Exercise directions
Copy the material that follows word for word and omit its pictures.

** START Dataset content **

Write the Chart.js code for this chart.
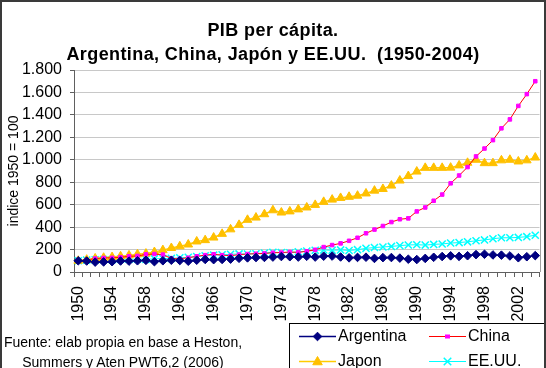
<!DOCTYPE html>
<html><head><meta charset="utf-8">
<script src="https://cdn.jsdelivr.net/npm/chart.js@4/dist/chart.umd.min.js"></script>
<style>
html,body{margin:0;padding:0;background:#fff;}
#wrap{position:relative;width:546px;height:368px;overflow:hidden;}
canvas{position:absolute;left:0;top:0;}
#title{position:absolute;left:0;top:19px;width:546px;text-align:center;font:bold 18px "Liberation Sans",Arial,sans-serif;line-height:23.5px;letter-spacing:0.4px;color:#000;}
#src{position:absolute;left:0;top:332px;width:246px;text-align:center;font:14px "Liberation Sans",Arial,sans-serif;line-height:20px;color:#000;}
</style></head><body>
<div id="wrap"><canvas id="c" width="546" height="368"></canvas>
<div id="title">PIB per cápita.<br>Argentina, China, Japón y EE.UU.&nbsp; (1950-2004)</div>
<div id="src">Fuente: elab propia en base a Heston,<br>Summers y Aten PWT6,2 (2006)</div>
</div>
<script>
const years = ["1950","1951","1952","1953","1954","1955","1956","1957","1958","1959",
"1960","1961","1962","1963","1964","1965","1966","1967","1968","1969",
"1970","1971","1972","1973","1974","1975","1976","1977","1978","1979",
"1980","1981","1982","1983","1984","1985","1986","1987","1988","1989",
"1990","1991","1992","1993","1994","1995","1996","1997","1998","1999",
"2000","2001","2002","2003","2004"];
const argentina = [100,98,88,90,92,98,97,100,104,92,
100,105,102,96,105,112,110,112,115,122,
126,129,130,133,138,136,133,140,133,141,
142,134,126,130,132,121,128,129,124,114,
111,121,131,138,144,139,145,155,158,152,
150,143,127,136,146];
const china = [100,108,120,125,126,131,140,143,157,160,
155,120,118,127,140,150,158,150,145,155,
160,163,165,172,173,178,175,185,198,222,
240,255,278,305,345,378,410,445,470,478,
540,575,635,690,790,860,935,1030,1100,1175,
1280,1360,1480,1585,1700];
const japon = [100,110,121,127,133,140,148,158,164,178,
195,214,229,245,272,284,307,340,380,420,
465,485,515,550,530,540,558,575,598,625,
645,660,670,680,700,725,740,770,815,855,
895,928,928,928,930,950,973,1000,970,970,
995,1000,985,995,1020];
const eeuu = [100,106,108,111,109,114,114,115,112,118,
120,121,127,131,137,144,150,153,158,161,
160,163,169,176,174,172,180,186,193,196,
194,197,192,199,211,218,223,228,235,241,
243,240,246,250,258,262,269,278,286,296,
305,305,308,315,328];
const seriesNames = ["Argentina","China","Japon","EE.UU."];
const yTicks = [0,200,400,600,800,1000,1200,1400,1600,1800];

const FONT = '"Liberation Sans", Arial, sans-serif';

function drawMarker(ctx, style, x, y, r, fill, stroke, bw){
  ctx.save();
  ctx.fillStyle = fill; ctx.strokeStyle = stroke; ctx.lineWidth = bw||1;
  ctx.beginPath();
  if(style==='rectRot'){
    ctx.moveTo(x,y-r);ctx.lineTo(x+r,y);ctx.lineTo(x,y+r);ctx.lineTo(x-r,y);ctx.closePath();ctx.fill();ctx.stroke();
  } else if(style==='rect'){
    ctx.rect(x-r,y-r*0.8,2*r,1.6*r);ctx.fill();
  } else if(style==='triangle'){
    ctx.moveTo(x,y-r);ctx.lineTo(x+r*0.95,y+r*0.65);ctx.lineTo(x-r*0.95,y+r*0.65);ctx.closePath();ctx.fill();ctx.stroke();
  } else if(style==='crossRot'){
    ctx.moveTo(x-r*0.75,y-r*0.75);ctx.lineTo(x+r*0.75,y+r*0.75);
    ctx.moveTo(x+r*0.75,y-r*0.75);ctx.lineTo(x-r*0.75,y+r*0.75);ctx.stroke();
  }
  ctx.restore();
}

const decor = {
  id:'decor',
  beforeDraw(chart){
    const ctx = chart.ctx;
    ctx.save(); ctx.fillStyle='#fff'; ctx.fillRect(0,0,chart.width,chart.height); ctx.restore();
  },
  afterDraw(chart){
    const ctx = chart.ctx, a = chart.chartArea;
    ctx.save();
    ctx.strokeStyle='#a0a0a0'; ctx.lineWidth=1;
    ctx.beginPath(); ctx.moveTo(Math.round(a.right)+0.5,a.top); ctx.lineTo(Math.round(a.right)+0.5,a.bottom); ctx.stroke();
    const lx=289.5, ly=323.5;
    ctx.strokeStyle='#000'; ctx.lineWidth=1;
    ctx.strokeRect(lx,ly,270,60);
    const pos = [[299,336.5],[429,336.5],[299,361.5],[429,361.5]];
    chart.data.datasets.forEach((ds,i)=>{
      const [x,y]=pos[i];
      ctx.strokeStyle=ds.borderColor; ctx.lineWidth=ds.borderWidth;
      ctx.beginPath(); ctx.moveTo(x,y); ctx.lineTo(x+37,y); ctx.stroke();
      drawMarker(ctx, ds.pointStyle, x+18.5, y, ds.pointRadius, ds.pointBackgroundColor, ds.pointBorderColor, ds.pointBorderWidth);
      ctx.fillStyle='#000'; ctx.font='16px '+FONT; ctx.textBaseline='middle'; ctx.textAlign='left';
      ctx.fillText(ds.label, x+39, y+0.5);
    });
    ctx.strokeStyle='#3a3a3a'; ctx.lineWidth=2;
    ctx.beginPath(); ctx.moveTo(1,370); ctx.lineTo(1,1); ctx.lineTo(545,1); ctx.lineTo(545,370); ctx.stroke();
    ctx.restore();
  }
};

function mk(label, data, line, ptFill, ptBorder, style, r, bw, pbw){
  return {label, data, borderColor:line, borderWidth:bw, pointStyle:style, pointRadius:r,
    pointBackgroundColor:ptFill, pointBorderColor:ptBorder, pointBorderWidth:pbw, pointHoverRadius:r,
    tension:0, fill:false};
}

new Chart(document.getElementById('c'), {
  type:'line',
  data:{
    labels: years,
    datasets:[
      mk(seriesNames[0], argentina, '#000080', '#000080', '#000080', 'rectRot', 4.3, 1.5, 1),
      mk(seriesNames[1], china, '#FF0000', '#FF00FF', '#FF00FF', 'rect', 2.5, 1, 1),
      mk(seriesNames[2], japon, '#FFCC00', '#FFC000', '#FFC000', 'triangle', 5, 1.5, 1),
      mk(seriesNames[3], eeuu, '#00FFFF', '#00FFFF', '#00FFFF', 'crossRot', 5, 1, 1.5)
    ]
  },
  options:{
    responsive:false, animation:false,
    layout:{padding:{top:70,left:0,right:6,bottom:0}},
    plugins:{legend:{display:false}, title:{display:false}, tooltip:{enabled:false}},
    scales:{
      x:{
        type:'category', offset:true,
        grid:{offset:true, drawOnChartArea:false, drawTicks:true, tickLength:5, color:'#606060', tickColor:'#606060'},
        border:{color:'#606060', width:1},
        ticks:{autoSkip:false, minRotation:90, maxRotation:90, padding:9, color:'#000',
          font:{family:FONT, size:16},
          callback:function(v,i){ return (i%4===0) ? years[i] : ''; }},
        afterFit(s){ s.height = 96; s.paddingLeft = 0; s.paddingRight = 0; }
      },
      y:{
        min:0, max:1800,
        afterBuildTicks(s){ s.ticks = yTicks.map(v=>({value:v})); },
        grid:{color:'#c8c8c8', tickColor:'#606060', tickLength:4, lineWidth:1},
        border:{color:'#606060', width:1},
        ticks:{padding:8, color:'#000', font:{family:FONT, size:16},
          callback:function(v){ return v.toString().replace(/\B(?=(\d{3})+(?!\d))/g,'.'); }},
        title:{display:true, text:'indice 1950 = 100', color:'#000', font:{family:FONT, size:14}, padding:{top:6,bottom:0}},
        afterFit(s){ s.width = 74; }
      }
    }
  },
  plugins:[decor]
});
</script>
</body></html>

** END Dataset content **

The response
Write the Chart.js code for this chart.
<!DOCTYPE html>
<html><head><meta charset="utf-8">
<script src="https://cdn.jsdelivr.net/npm/chart.js@4/dist/chart.umd.min.js"></script>
<style>
html,body{margin:0;padding:0;background:#fff;}
#wrap{position:relative;width:546px;height:368px;overflow:hidden;}
canvas{position:absolute;left:0;top:0;}
#title{position:absolute;left:0;top:19px;width:546px;text-align:center;font:bold 18px "Liberation Sans",Arial,sans-serif;line-height:23.5px;letter-spacing:0.4px;color:#000;}
#src{position:absolute;left:0;top:332px;width:246px;text-align:center;font:14px "Liberation Sans",Arial,sans-serif;line-height:20px;color:#000;}
</style></head><body>
<div id="wrap"><canvas id="c" width="546" height="368"></canvas>
<div id="title">PIB per cápita.<br>Argentina, China, Japón y EE.UU.&nbsp; (1950-2004)</div>
<div id="src">Fuente: elab propia en base a Heston,<br>Summers y Aten PWT6,2 (2006)</div>
</div>
<script>
const years = ["1950","1951","1952","1953","1954","1955","1956","1957","1958","1959",
"1960","1961","1962","1963","1964","1965","1966","1967","1968","1969",
"1970","1971","1972","1973","1974","1975","1976","1977","1978","1979",
"1980","1981","1982","1983","1984","1985","1986","1987","1988","1989",
"1990","1991","1992","1993","1994","1995","1996","1997","1998","1999",
"2000","2001","2002","2003","2004"];
const argentina = [100,98,88,90,92,98,97,100,104,92,
100,105,102,96,105,112,110,112,115,122,
126,129,130,133,138,136,133,140,133,141,
142,134,126,130,132,121,128,129,124,114,
111,121,131,138,144,139,145,155,158,152,
150,143,127,136,146];
const china = [100,108,120,125,126,131,140,143,157,160,
155,120,118,127,140,150,158,150,145,155,
160,163,165,172,173,178,175,185,198,222,
240,255,278,305,345,378,410,445,470,478,
540,575,635,690,790,860,935,1030,1100,1175,
1280,1360,1480,1585,1700];
const japon = [100,110,121,127,133,140,148,158,164,178,
195,214,229,245,272,284,307,340,380,420,
465,485,515,550,530,540,558,575,598,625,
645,660,670,680,700,725,740,770,815,855,
895,928,928,928,930,950,973,1000,970,970,
995,1000,985,995,1020];
const eeuu = [100,106,108,111,109,114,114,115,112,118,
120,121,127,131,137,144,150,153,158,161,
160,163,169,176,174,172,180,186,193,196,
194,197,192,199,211,218,223,228,235,241,
243,240,246,250,258,262,269,278,286,296,
305,305,308,315,328];
const seriesNames = ["Argentina","China","Japon","EE.UU."];
const yTicks = [0,200,400,600,800,1000,1200,1400,1600,1800];

const FONT = '"Liberation Sans", Arial, sans-serif';

function drawMarker(ctx, style, x, y, r, fill, stroke, bw){
  ctx.save();
  ctx.fillStyle = fill; ctx.strokeStyle = stroke; ctx.lineWidth = bw||1;
  ctx.beginPath();
  if(style==='rectRot'){
    ctx.moveTo(x,y-r);ctx.lineTo(x+r,y);ctx.lineTo(x,y+r);ctx.lineTo(x-r,y);ctx.closePath();ctx.fill();ctx.stroke();
  } else if(style==='rect'){
    ctx.rect(x-r,y-r*0.8,2*r,1.6*r);ctx.fill();
  } else if(style==='triangle'){
    ctx.moveTo(x,y-r);ctx.lineTo(x+r*0.95,y+r*0.65);ctx.lineTo(x-r*0.95,y+r*0.65);ctx.closePath();ctx.fill();ctx.stroke();
  } else if(style==='crossRot'){
    ctx.moveTo(x-r*0.75,y-r*0.75);ctx.lineTo(x+r*0.75,y+r*0.75);
    ctx.moveTo(x+r*0.75,y-r*0.75);ctx.lineTo(x-r*0.75,y+r*0.75);ctx.stroke();
  }
  ctx.restore();
}

const decor = {
  id:'decor',
  beforeDraw(chart){
    const ctx = chart.ctx;
    ctx.save(); ctx.fillStyle='#fff'; ctx.fillRect(0,0,chart.width,chart.height); ctx.restore();
  },
  afterDraw(chart){
    const ctx = chart.ctx, a = chart.chartArea;
    ctx.save();
    ctx.strokeStyle='#a0a0a0'; ctx.lineWidth=1;
    ctx.beginPath(); ctx.moveTo(Math.round(a.right)+0.5,a.top); ctx.lineTo(Math.round(a.right)+0.5,a.bottom); ctx.stroke();
    const lx=289.5, ly=323.5;
    ctx.strokeStyle='#000'; ctx.lineWidth=1;
    ctx.strokeRect(lx,ly,270,60);
    const pos = [[299,336.5],[429,336.5],[299,361.5],[429,361.5]];
    chart.data.datasets.forEach((ds,i)=>{
      const [x,y]=pos[i];
      ctx.strokeStyle=ds.borderColor; ctx.lineWidth=ds.borderWidth;
      ctx.beginPath(); ctx.moveTo(x,y); ctx.lineTo(x+37,y); ctx.stroke();
      drawMarker(ctx, ds.pointStyle, x+18.5, y, ds.pointRadius, ds.pointBackgroundColor, ds.pointBorderColor, ds.pointBorderWidth);
      ctx.fillStyle='#000'; ctx.font='16px '+FONT; ctx.textBaseline='middle'; ctx.textAlign='left';
      ctx.fillText(ds.label, x+39, y+0.5);
    });
    ctx.strokeStyle='#3a3a3a'; ctx.lineWidth=2;
    ctx.beginPath(); ctx.moveTo(1,370); ctx.lineTo(1,1); ctx.lineTo(545,1); ctx.lineTo(545,370); ctx.stroke();
    ctx.restore();
  }
};

function mk(label, data, line, ptFill, ptBorder, style, r, bw, pbw){
  return {label, data, borderColor:line, borderWidth:bw, pointStyle:style, pointRadius:r,
    pointBackgroundColor:ptFill, pointBorderColor:ptBorder, pointBorderWidth:pbw, pointHoverRadius:r,
    tension:0, fill:false};
}

new Chart(document.getElementById('c'), {
  type:'line',
  data:{
    labels: years,
    datasets:[
      mk(seriesNames[0], argentina, '#000080', '#000080', '#000080', 'rectRot', 4.3, 1.5, 1),
      mk(seriesNames[1], china, '#FF0000', '#FF00FF', '#FF00FF', 'rect', 2.5, 1, 1),
      mk(seriesNames[2], japon, '#FFCC00', '#FFC000', '#FFC000', 'triangle', 5, 1.5, 1),
      mk(seriesNames[3], eeuu, '#00FFFF', '#00FFFF', '#00FFFF', 'crossRot', 5, 1, 1.5)
    ]
  },
  options:{
    responsive:false, animation:false,
    layout:{padding:{top:70,left:0,right:6,bottom:0}},
    plugins:{legend:{display:false}, title:{display:false}, tooltip:{enabled:false}},
    scales:{
      x:{
        type:'category', offset:true,
        grid:{offset:true, drawOnChartArea:false, drawTicks:true, tickLength:5, color:'#606060', tickColor:'#606060'},
        border:{color:'#606060', width:1},
        ticks:{autoSkip:false, minRotation:90, maxRotation:90, padding:9, color:'#000',
          font:{family:FONT, size:16},
          callback:function(v,i){ return (i%4===0) ? years[i] : ''; }},
        afterFit(s){ s.height = 96; s.paddingLeft = 0; s.paddingRight = 0; }
      },
      y:{
        min:0, max:1800,
        afterBuildTicks(s){ s.ticks = yTicks.map(v=>({value:v})); },
        grid:{color:'#c8c8c8', tickColor:'#606060', tickLength:4, lineWidth:1},
        border:{color:'#606060', width:1},
        ticks:{padding:8, color:'#000', font:{family:FONT, size:16},
          callback:function(v){ return v.toString().replace(/\B(?=(\d{3})+(?!\d))/g,'.'); }},
        title:{display:true, text:'indice 1950 = 100', color:'#000', font:{family:FONT, size:14}, padding:{top:6,bottom:0}},
        afterFit(s){ s.width = 74; }
      }
    }
  },
  plugins:[decor]
});
</script>
</body></html>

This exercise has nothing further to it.